RAMASAMMY, s. This corruption of Rāmaswāmi ('Lord Rāma'), a common Hindū proper name in the South, is there used colloquially in two ways:
(a). As a generic name for Hindūs, like 'Tommy Atkins' for a British soldier. Especially applied to Indian coolies in Ceylon, &c.
(b). For a twisted roving of cotton in a tube (often of wrought silver) used to furnish light for a cigar (see [FULEETA]). Madras use:
a.—
[1843.—"I have seen him almost swallow it, by Jove, like Ramo Samee, the Indian juggler."—Thackeray, Book of Snobs, ch. i.]

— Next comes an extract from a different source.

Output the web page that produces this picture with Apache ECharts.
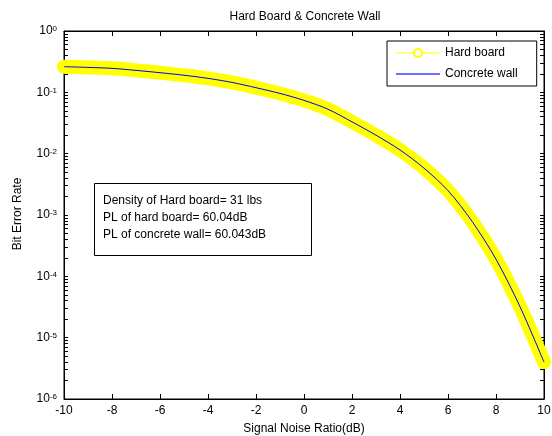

1880.—"... if you want a clerk to do your work or a servant to attend on you, ... you would take on a saponaceous Bengali Baboo, or a servile abject Madrasi Ramasammy.... A Madrasi, even if wrongly abused, would simply call you his father, and his mother, and his aunt, defender of the poor, and epitome of wisdom, and would take his change out of you in the bazaar accounts."—Cornhill Mag., Nov., pp. 582-3.

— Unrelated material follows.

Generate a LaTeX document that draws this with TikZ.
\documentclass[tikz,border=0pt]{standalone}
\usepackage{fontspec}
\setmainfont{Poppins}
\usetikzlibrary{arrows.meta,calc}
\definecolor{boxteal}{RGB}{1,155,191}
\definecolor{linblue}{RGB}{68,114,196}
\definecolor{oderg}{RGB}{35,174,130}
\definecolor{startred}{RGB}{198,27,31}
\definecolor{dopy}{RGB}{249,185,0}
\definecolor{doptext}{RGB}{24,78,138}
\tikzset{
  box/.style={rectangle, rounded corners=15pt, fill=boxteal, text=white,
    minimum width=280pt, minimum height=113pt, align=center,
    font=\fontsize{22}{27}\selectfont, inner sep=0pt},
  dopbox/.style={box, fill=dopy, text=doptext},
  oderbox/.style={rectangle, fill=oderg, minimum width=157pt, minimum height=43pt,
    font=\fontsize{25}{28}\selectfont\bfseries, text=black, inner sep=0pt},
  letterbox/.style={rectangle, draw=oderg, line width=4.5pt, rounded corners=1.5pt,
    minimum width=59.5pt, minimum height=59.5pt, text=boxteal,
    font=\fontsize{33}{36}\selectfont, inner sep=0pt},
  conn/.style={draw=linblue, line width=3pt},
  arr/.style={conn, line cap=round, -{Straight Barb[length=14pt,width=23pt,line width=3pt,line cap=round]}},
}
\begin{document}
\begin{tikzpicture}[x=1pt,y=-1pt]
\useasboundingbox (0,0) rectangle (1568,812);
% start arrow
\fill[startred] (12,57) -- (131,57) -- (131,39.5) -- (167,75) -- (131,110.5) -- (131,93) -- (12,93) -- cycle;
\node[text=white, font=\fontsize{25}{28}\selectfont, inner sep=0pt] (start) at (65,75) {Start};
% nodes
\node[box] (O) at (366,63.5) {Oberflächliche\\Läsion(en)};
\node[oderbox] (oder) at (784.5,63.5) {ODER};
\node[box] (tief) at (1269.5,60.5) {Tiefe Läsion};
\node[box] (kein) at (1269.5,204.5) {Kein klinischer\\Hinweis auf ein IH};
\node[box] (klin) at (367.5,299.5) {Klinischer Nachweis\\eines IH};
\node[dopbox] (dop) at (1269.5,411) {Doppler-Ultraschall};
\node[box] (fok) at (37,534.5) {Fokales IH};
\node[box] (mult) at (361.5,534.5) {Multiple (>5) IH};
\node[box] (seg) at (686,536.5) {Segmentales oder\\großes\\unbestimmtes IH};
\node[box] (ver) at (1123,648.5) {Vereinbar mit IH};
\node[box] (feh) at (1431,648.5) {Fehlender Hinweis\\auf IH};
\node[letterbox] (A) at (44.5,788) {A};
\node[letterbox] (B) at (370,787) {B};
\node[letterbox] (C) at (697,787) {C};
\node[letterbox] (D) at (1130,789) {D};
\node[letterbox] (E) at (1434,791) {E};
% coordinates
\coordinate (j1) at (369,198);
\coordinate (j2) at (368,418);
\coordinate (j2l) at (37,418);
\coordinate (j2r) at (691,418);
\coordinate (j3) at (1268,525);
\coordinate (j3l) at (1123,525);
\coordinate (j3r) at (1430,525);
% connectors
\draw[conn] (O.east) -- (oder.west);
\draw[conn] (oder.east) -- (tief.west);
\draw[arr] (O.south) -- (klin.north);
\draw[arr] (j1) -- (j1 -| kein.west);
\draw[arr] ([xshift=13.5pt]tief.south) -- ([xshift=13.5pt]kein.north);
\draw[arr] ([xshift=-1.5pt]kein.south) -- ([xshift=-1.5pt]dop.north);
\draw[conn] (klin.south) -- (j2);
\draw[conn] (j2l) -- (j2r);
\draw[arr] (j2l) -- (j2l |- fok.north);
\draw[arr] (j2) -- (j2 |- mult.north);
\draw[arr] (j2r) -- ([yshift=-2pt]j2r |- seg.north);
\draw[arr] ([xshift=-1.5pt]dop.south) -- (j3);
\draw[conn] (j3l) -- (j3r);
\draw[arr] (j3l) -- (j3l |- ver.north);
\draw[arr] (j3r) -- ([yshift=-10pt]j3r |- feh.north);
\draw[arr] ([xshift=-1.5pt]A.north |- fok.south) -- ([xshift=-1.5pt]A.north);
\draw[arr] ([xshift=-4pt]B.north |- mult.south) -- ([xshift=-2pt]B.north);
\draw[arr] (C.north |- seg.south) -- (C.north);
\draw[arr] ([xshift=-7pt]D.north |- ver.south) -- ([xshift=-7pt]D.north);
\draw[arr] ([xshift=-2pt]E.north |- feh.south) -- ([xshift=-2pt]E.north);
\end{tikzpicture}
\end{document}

RAMBOTANG, s. Malay rambūtan (Filet, No. 6750, p. 256). The name of a fruit (Nephelium lappaceum, L.), common in the Straits, having a thin luscious pulp, closely adhering to a hard stone, and covered externally with bristles like those of the external envelope of a chestnut. From rambūt, 'hair.'
1613.—"And other native fruits, such as bachoes (perhaps bachang, the Mangifera foetida?) rambotans, rambes,[[229]] buasducos,[[229]] and pomegranates, and innumerable others...."—Godinho de Eredia, 16.

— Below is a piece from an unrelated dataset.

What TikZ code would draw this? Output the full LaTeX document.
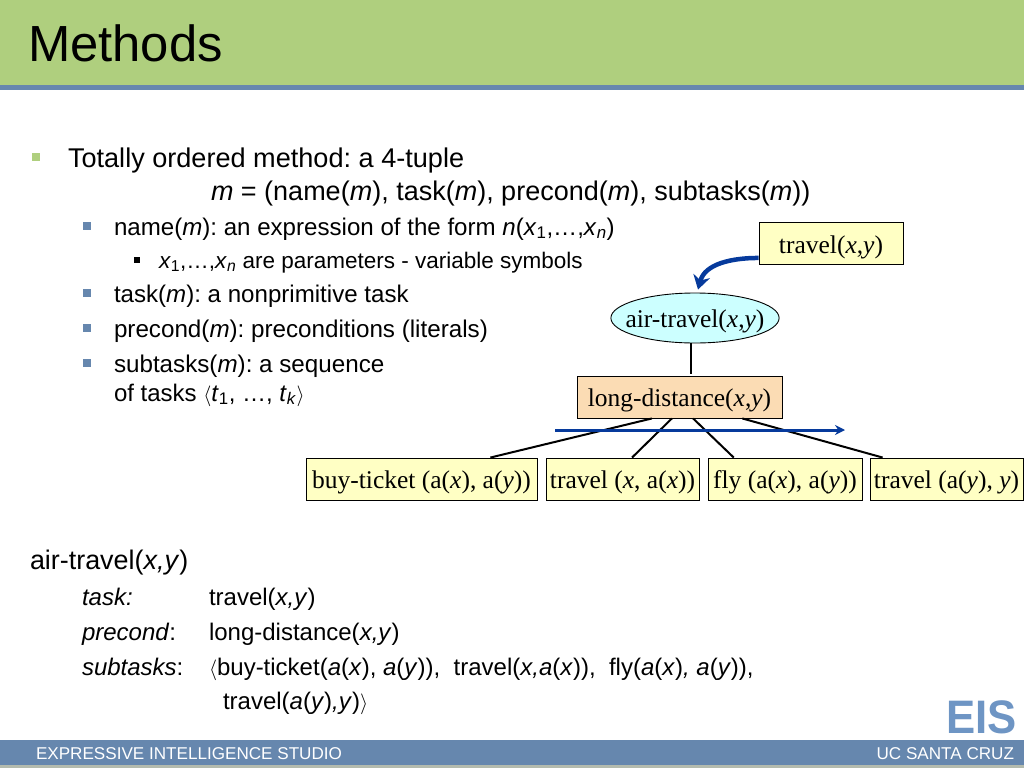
\documentclass[tikz,border=0pt]{standalone}
\usepackage{fontspec}
\setmainfont{Liberation Sans}
\newfontfamily\boxfont{Liberation Serif}
\usetikzlibrary{calc,shapes.geometric,arrows.meta}
\definecolor{bargreen}{HTML}{AFCF7E}
\definecolor{barblue}{HTML}{6687AE}
\definecolor{barshade}{HTML}{B4BBAE}
\definecolor{logoblue}{HTML}{6E95C4}
\definecolor{boxyellow}{HTML}{FFFFC4}
\definecolor{boxtan}{HTML}{FBDCB4}
\definecolor{ovalcyan}{HTML}{CCFFFF}
\definecolor{arrowblue}{HTML}{063A9C}
\tikzset{
	txt/.style={anchor=base west,inner sep=0pt,outer sep=0pt,font=\fontsize{#1}{#1}\selectfont},
	boxtxt/.style={draw=black,line width=0.9pt,inner sep=0pt,text height=24pt,text depth=5pt,font=\boxfont\fontsize{25.5}{25.5}\selectfont},
	plan/.style={boxtxt,fill=boxyellow,minimum height=42pt},
	blt/.style={fill=#1,inner sep=0pt,minimum size=8pt,outer sep=0pt}
}
\newcommand{\xy}{\textit{x,y}}
\newcommand{\opn}{{\fontsize{20}{20}\selectfont$\langle$}}
\newcommand{\cls}{{\fontsize{20}{20}\selectfont$\rangle$}}
\begin{document}
\begin{tikzpicture}[x=1pt,y=-1pt]
	%%%%% START %%%%%
	\frenchspacing
	\useasboundingbox (0, 0) rectangle (1024, 768);

	\fill[bargreen] (0, 0) rectangle (1024, 85);
	\fill[barblue] (0, 85) rectangle (1024, 90);
	\fill[barblue] (0, 740) rectangle (1024, 765);
	\fill[barshade] (0, 765) rectangle (1024, 768);

	\node[txt=50.8] (title) at (28, 61) {Methods};
	\node[txt=17.1,white] (footl) at (36, 759) {EXPRESSIVE INTELLIGENCE STUDIO};
	\node[txt=17.1,white,anchor=base east] (footr) at (1014, 759) {UC SANTA CRUZ};
	\node[txt=47,color=logoblue,font=\bfseries\fontsize{47}{47}\selectfont,xscale=0.93] (eis) at (946, 733) {EIS};

	\node[blt=bargreen] (b1) at (36, 157) {};
	\node[txt=27.1] (l1) at (68, 167) {Totally ordered method: a 4-tuple};
	\node[txt=27] (l2) at (211, 200) {\textit{m} = (name(\textit{m}), task(\textit{m}), precond(\textit{m}), subtasks(\textit{m}))};

	\node[blt=barblue] (b2) at (87, 226) {};
	\node[txt=24.1] (l3) at (114, 235) {name(\textit{m}): an expression of the form \textit{n}(\textit{x}\textsubscript{1},…,\textit{x}\textsubscript{\textit{n}})};
	\node[blt=black,minimum size=6pt] (b3) at (137, 260) {};
	\node[txt=22.5] (l4) at (159, 268) {\textit{x}\textsubscript{1},…,\textit{x}\textsubscript{\textit{n}} are parameters - variable symbols};
	\node[blt=barblue] (b4) at (87, 293) {};
	\node[txt=24.1] (l5) at (114, 302) {task(\textit{m}): a nonprimitive task};
	\node[blt=barblue] (b5) at (87, 328) {};
	\node[txt=24.2] (l6) at (114, 337) {precond(\textit{m}): preconditions (literals)};
	\node[blt=barblue] (b6) at (87, 363) {};
	\node[txt=24.2] (l7) at (114, 372) {subtasks(\textit{m}): a sequence};
	\node[txt=24] (l8) at (114, 401) {of tasks \opn\textit{t}\textsubscript{1}, …, \textit{t}\textsubscript{\textit{k}}\cls};

	\node[txt=26.9] (m0) at (30, 569) {air-travel(\xy)};
	\node[txt=24] (m1) at (82, 605) {\textit{task:}};
	\node[txt=24] (m2) at (209, 605) {travel(\xy)};
	\node[txt=24] (m3) at (82, 640) {\textit{precond}:};
	\node[txt=24] (m4) at (209, 640) {long-distance(\xy)};
	\node[txt=24] (m5) at (82, 675) {\textit{subtasks}:};
	\node[txt=24] (m6) at (209, 675) {\opn buy-ticket(\textit{a}(\textit{x}), \textit{a}(\textit{y})),\ \ travel(\textit{x,a}(\textit{x})),\ \ fly(\textit{a}(\textit{x})\textit{,} \textit{a}(\textit{y})),};
	\node[txt=24] (m7) at (223, 709) {travel(\textit{a}(\textit{y})\textit{,y})\cls};

	\node[plan,minimum width=144pt] (travel) at (831, 243.5) {travel(\textit{x},\textit{y})};
	\node[boxtxt,ellipse,fill=ovalcyan,inner xsep=-10pt,minimum height=50pt] (airtravel) at (695, 318) {air-travel(\textit{x},\textit{y})};
	\node[boxtxt,fill=boxtan,minimum width=205pt,minimum height=42pt] (longdist) at (679.5, 397) {long-distance(\textit{x},\textit{y})};
	\node[plan,minimum width=231pt] (buy) at (421.5, 479) {buy-ticket (a(\textit{x}), a(\textit{y}))};
	\node[plan,minimum width=153pt] (go) at (622.5, 479) {travel (\textit{x}, a(\textit{x}))};
	\node[plan,minimum width=154pt] (fly) at (785, 479) {fly (a(\textit{x}), a(\textit{y}))};
	\node[plan,minimum width=153pt] (back) at (946.5, 479) {travel (a(\textit{y}), \textit{y})};

	\draw[line width=2pt] ($(airtravel.south)+(-4,0)$) -- ($(longdist.north)+(11.5,-2)$);
	\draw[line width=2pt] ($(longdist.south west)!0.366!(longdist.south east)$) -- ($(buy.north west)!0.797!(buy.north east)$);
	\draw[line width=2pt] ($(longdist.south west)!0.463!(longdist.south east)$) -- ($(go.north west)!0.562!(go.north east)$);
	\draw[line width=2pt] ($(longdist.south west)!0.566!(longdist.south east)$) -- ($(fly.north west)!0.169!(fly.north east)$);
	\draw[line width=2pt] ($(longdist.south west)!0.805!(longdist.south east)$) -- ($(back.north west)!0.085!(back.north east)$);

	\coordinate (seqa) at (555, 430);
	\coordinate (seqb) at (845, 430);
	\draw[line width=3pt,color=arrowblue,-{Stealth[length=10pt,width=10pt]}] (seqa) -- (seqb);
	\draw[line width=4.5pt,color=arrowblue,-{Stealth[length=14pt,width=17pt]}] ($(travel.south west)+(0,-7)$) to[out=180,in=75] ($(airtravel.north)+(3,-3)$);

	%%%%% END %%%%%
\end{tikzpicture}
\end{document}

1726.—"... the ramboetan-tree (the fruit of which the Portuguese call froeta dos caffaros or Caffer's fruit)."—Valentijn (v.) Sumatra, 3.
1727.—"The Rambostan is a Fruit about the Bigness of a Walnut, with a tough Skin, beset with Capillaments; within the Skin is a very savoury Pulp."—A. Hamilton, ii. 81; [ed. 1744, ii. 80].